The memories of the German journalist and historian Sebastian Haffner (1907–1999), written in exile in 1939, cover the period from 1914 to 1933. The author tries to answer how the events of that decade prepared Germans to accept Nazi power—how the layered socio-political ground on which the Third Reich was built was created and cultivated.
The story I’m going to tell here is a story of a particular duel.
It’s a duel between two completely unequal opponents: an unbelievably powerful, ruthless state and a small, nameless, unknown private person. It plays out not on a battlefield, as people usually think politics does; the private person is by no means a politician—much less a conspirator or a “state enemy.” The private person is always on the defensive. He doesn’t want anything except to save what he considers his identity, his own private life, and his personal honor.

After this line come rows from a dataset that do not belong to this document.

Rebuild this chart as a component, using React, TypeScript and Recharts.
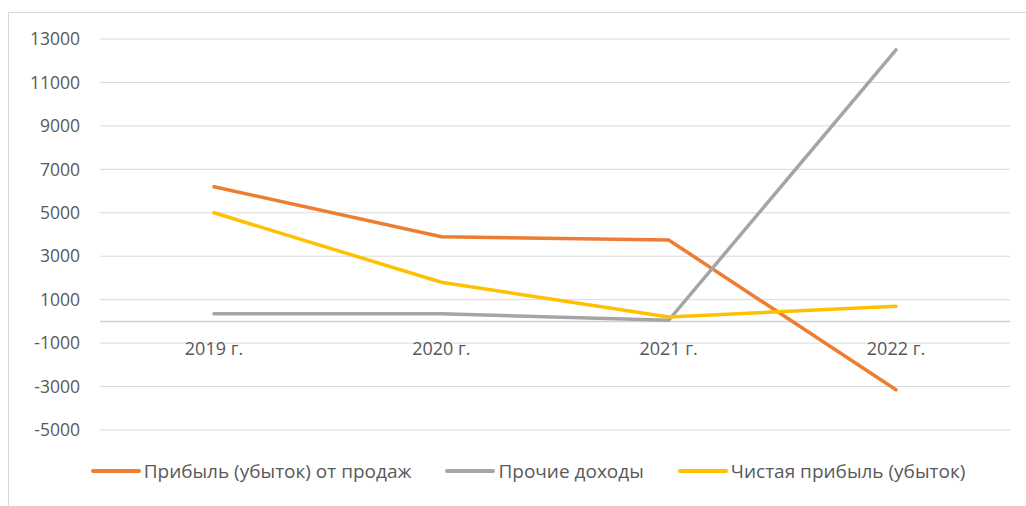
import React from 'react';
import { LineChart, Line, XAxis, YAxis, CartesianGrid, ReferenceLine, LabelList } from 'recharts';

const YEARS = ['2019 г.', '2020 г.', '2021 г.', '2022 г.'];
const SALES_PROFIT = [6200, 3900, 3750, -3150];
const OTHER_INCOME = [350, 350, 50, 12500];
const NET_PROFIT = [5000, 1800, 200, 700];
const AXIS_ZERO = [0, 0, 0, 0];
const Y_TICKS = [-5000, -3000, -1000, 1000, 3000, 5000, 7000, 9000, 11000, 13000];

const SERIES = [
  { key: 'sales', name: 'Прибыль (убыток) от продаж', color: '#ED7D31' },
  { key: 'other', name: 'Прочие доходы', color: '#A5A5A5' },
  { key: 'net', name: 'Чистая прибыль (убыток)', color: '#FFC000' },
];

const data = YEARS.map((year, i) => ({
  year,
  sales: SALES_PROFIT[i],
  other: OTHER_INCOME[i],
  net: NET_PROFIT[i],
  zero: AXIS_ZERO[i],
}));

const FONT = '"Open Sans", "Noto Sans", sans-serif';
const TEXT = '#595959';

export default function App() {
  return (
    <div style={{ position: 'fixed', inset: 0, background: '#fff', overflow: 'hidden', fontFamily: FONT }}>
      <div
        style={{
          position: 'absolute',
          left: 8,
          top: 12,
          width: 1040,
          height: 520,
          borderLeft: '1px solid #d9d9d9',
          borderTop: '1px solid #d9d9d9',
        }}
      >
        <LineChart width={1018} height={440} data={data} margin={{ top: 26, right: 17, left: 0, bottom: 23 }}>
          <CartesianGrid horizontal vertical={false} stroke="#d9d9d9" />
          <XAxis dataKey="year" hide padding={{ left: 114, right: 114 }} />
          <YAxis
            domain={[-5000, 13000]}
            ticks={Y_TICKS}
            width={91}
            axisLine={false}
            tickLine={false}
            tickMargin={14}
            interval={0}
            tick={{ fill: TEXT, fontSize: 17.5, fontFamily: FONT }}
          />
          <ReferenceLine y={0} stroke="#d0d0d0" strokeWidth={1.5} />
          {/* category labels sit under the zero line, as in the original */}
          <Line
            dataKey="zero"
            stroke="none"
            dot={false}
            activeDot={false}
            legendType="none"
            isAnimationActive={false}
          >
            <LabelList dataKey="year" position="bottom" offset={21} fill={TEXT} fontSize={18} fontFamily={FONT} />
          </Line>
          {SERIES.map(s => (
            <Line
              key={s.key}
              type="linear"
              dataKey={s.key}
              name={s.name}
              stroke={s.color}
              strokeWidth={3.5}
              dot={false}
              activeDot={false}
              strokeLinecap="round"
              isAnimationActive={false}
            />
          ))}
        </LineChart>
        <div
          style={{
            position: 'absolute',
            left: 0,
            top: 445,
            width: 1038,
            display: 'flex',
            justifyContent: 'center',
            gap: 34,
            fontSize: 19,
            color: TEXT,
          }}
        >
          {SERIES.map(s => (
            <div key={s.key} style={{ display: 'flex', alignItems: 'center' }}>
              <svg width={50} height={10} style={{ marginRight: 3 }}>
                <line x1={2} y1={5} x2={48} y2={5} stroke={s.color} strokeWidth={4} strokeLinecap="round" />
              </svg>
              <span>{s.name}</span>
            </div>
          ))}
        </div>
      </div>
    </div>
  );
}
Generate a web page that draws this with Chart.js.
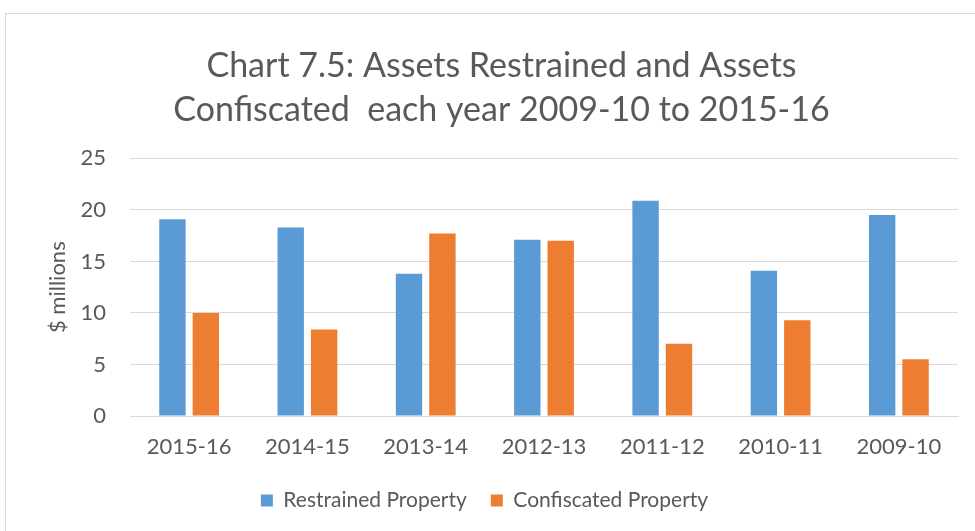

All of this is constantly subjected to unimaginably brutal, though rather clumsy attacks from the state in which the private person happened to live—and with which he must therefore deal. By the harshest threats, the state forces the private person to betray his friends, abandon the person he loves, reject his beliefs, and accept other ones imposed from above; to greet differently than he is used to, to eat and drink what he doesn’t like; to devote his leisure time to activities that disgust him; to allow himself, his identity, to be used in adventures he does not accept; and finally to discard his past and his “I”—and, in spite of all that, display boundless enthusiasm and endless gratitude.
The private person wants none of it. That’s why he decides on a duel—without any encouragement at all, rather with bewildered shoulder-shrugging, but with a secret determination not to give up.